The shooting happened Nov. 17 in the 1100 block of Fayette Street. A 19-year-old sustained a serious gunshot wound but survived.

While Swindell cleaned up the glass on his street, he believes the people who should be cleaning up the crime in the area haven’t been doing their jobs. 

“Someone’s got to do something other than come out here, put some tape around here and leave. I don’t think I’ve seen the police since,” said Swindell.

Swindell says this isn’t the first time his property has been damaged by bullets and it probably won’t be the last.

On the same street toddlers walk on, you’ll also find Swindell’s neighbor, whose car was also hit by gunfire on Nov. 17.

Five bullet holes were left in Shannon Carmack’s car. Her 19-year-old daughter was in the back seat listening to music at the time and was shot in the head. 30 stitches and 18 staples later, she’s fortunately on the road to recovery.

“It’s gangs out here and it’s just like no one is doing anything. If you know there’s gangs out here, get a gang unit out here,” said Carmack.

Carmack reached out to 10 On Your Side Tuesday, after she says she attempted to contact the Portsmouth police chief and city manager to no avail. We asked if the police chief wanted to be a part of this story and were directed to an online document on ways they are working to prevent crime.

“When you ask questions, you can never get any answers and I need answers,” said Carmack.

To help her get those answers, 10 On Your Side called Vice Mayor De’Andre Barnes, who met us outside Carmack’s home Wednesday morning to hear her concerns. After speaking with her, he contacted the police chief who said he’d send someone out to talk to her. Barnes says he understands what these community members are going through: He grew up on the same streets and lost his 12-year-old cousin to gun violence a few years ago.

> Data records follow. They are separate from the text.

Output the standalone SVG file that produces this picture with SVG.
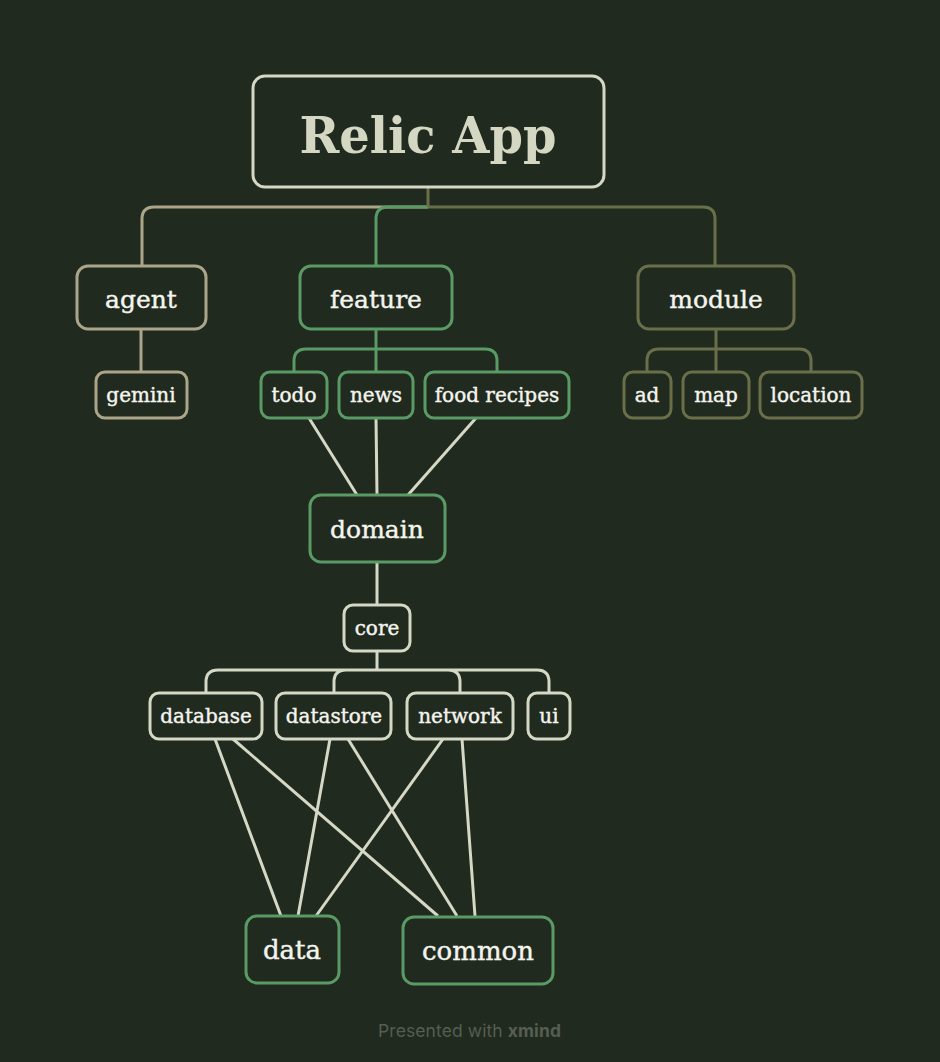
<svg xmlns="http://www.w3.org/2000/svg" width="940" height="1062" viewBox="0 0 940 1062">
<style>
.n{fill:#212a1f;stroke-width:3}
.t{font-family:"DejaVu Serif","Liberation Serif",serif;fill:#f4f4ee;stroke:#f4f4ee;stroke-width:0.4;text-anchor:middle}
.l{fill:none;stroke-width:3}
.tan{stroke:#aba58a}.grn{stroke:#5a9a64}.olv{stroke:#6a6f4a}.lt{stroke:#d4d8c5}
</style>
<rect width="940" height="1062" fill="#212a1f"/>
<g id="connectors">
<path class="l tan" d="M428 207 H154 Q142 207 142 219 V266"/>
<path class="l grn" d="M428 207 H388 Q376 207 376 219 V266"/>
<path class="l olv" d="M428 207 H703 Q715 207 715 219 V266"/>
<path class="l olv" d="M428 187 V207"/>
<path class="l tan" d="M141 329 V372"/>
<path class="l grn" d="M376 329 V372 M376 349 H306 Q294 349 294 361 V372 M376 349 H485 Q497 349 497 361 V372"/>
<path class="l olv" d="M716 329 V372 M716 349 H659 Q647 349 647 361 V372 M716 349 H799 Q811 349 811 361 V372"/>
<path class="l lt" d="M309 418 L357 495 M376 418 L377 495 M476 418 L408 495"/>
<path class="l lt" d="M377 562 V605"/>
<path class="l lt" d="M377 651 V670 M377 670 H218 Q206 670 206 682 V693 M377 670 H346 Q334 670 334 682 V693 M377 670 H448 Q460 670 460 682 V693 M377 670 H537 Q549 670 549 682 V693"/>
<path class="l lt" d="M215 739 L281 916 M233 739 L438 916 M330 739 L298 916 M348 739 L457 916 M443 739 L316 916 M462 739 L475 916"/>
</g>
<g id="root"><rect class="n" x="253" y="76" width="351" height="111" rx="12" stroke="#d5d8c4"/><text class="t" x="428" y="153" font-size="50" font-weight="bold" style="fill:#d4d7c2;stroke:none" textLength="257" lengthAdjust="spacingAndGlyphs">Relic App</text></g>
<g id="agent"><rect class="n tan" x="77" y="266" width="129" height="63" rx="11"/><text class="t" x="141" y="308" font-size="25">agent</text></g>
<g id="feature"><rect class="n grn" x="300" y="266" width="152" height="63" rx="11"/><text class="t" x="376" y="308" font-size="25">feature</text></g>
<g id="module"><rect class="n olv" x="638" y="266" width="156" height="63" rx="11"/><text class="t" x="716" y="308" font-size="25">module</text></g>
<g id="gemini"><rect class="n tan" x="96" y="372" width="91" height="46" rx="9"/><text class="t" x="141" y="402" font-size="20">gemini</text></g>
<g id="todo"><rect class="n grn" x="261" y="372" width="66" height="46" rx="9"/><text class="t" x="294" y="402" font-size="20">todo</text></g>
<g id="news"><rect class="n grn" x="339" y="372" width="74" height="46" rx="9"/><text class="t" x="376" y="402" font-size="20">news</text></g>
<g id="food-recipes"><rect class="n grn" x="425" y="372" width="144" height="46" rx="9"/><text class="t" x="497" y="402" font-size="20">food recipes</text></g>
<g id="ad"><rect class="n olv" x="624" y="372" width="47" height="46" rx="9"/><text class="t" x="647" y="402" font-size="20">ad</text></g>
<g id="map"><rect class="n olv" x="683" y="372" width="66" height="46" rx="9"/><text class="t" x="716" y="402" font-size="20">map</text></g>
<g id="location"><rect class="n olv" x="760" y="372" width="102" height="46" rx="9"/><text class="t" x="811" y="402" font-size="20">location</text></g>
<g id="domain"><rect class="n grn" x="310" y="495" width="135" height="67" rx="11"/><text class="t" x="377" y="538" font-size="25">domain</text></g>
<g id="core"><rect class="n lt" x="344" y="605" width="66" height="46" rx="9"/><text class="t" x="377" y="635" font-size="20">core</text></g>
<g id="database"><rect class="n lt" x="150" y="693" width="112" height="46" rx="9"/><text class="t" x="206" y="723" font-size="20">database</text></g>
<g id="datastore"><rect class="n lt" x="276" y="693" width="115" height="46" rx="9"/><text class="t" x="334" y="723" font-size="20">datastore</text></g>
<g id="network"><rect class="n lt" x="407" y="693" width="106" height="46" rx="9"/><text class="t" x="460" y="723" font-size="20">network</text></g>
<g id="ui"><rect class="n lt" x="528" y="693" width="42" height="46" rx="9"/><text class="t" x="549" y="723" font-size="20">ui</text></g>
<g id="data"><rect class="n grn" x="246" y="916" width="93" height="67" rx="11"/><text class="t" x="292" y="959" font-size="26">data</text></g>
<g id="common"><rect class="n grn" x="403" y="917" width="150" height="67" rx="11"/><text class="t" x="478" y="960" font-size="26">common</text></g>
<text x="378" y="1037" font-family="Inter,'Liberation Sans',sans-serif" font-size="17.5" fill="#565d51" textLength="183" lengthAdjust="spacing">Presented with <tspan font-weight="bold">xmind</tspan></text>
</svg>
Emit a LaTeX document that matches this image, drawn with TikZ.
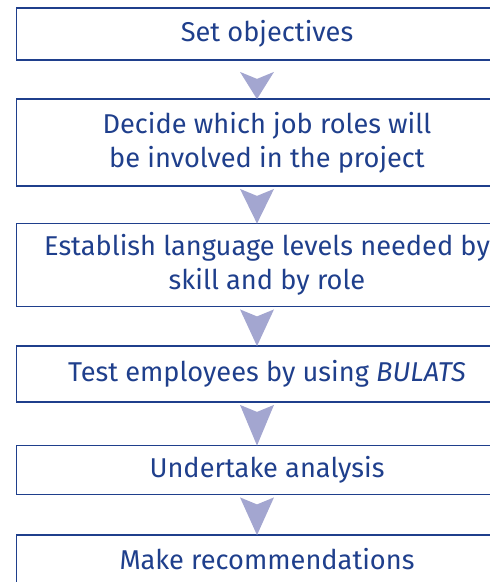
\documentclass[tikz,border=0pt]{standalone}
\usepackage{fontspec}
\setmainfont{Fira Sans}
\usepackage{tikz}
\usetikzlibrary{calc}

\definecolor{boxblue}{HTML}{1F3F8C}
\definecolor{tri}{HTML}{A3A6D0}

\tikzset{
    stepbox/.style={draw=boxblue, line width=1.8pt, text=boxblue,
        minimum width=501pt, align=center, inner sep=0pt,
        font=\fontsize{27.2}{34}\selectfont},
    arrowfill/.style={fill=tri}
}

\newcommand{\flowtri}[3][2pt]{%
    \fill[arrowfill] ($(#2.south)+(-27pt,-#1)$) -- ($(#2.south)+(-10pt,-#1-7pt)$)
        -- ($(#2.south)+(7pt,-#1)$) -- ($(#3.north)+(-10pt,-1pt)$) -- cycle;
}

\begin{document}
\begin{tikzpicture}[x=1pt,y=1pt]
    \useasboundingbox (0,0) rectangle (490,-582);
    \node[stepbox, minimum height=52pt] (obj) at (267,-34) {Set objectives};
    \node[stepbox, minimum height=87pt] (roles) at (267,-142.5)
        {Decide which job roles will\\be involved in the project};
    \node[stepbox, minimum height=83pt] (levels) at (267,-265)
        {Establish language levels needed by\\skill and by role};
    \node[stepbox, minimum height=56pt] (test) at (267,-374)
        {Test employees by using \textit{BULATS}};
    \node[stepbox, minimum height=49pt] (anal) at (267,-470) {Undertake analysis};
    \node[stepbox, minimum height=48pt] (recs) at (267,-559) {Make recommendations};
    \flowtri[11pt]{obj}{roles}
    \flowtri{roles}{levels}
    \flowtri{levels}{test}
    \flowtri{test}{anal}
    \flowtri{anal}{recs}
\end{tikzpicture}
\end{document}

“I think they need to make an effort to contact all of us because there’s some of us that will speak up against what’s happening, and they should get the help they deserve. The police should answer those questions, the police should come out here,” said Barnes.

Barnes also heard Carmack’s financial concerns with Christmas around the corner and offered to include her family in his annual Christmas Giveaway.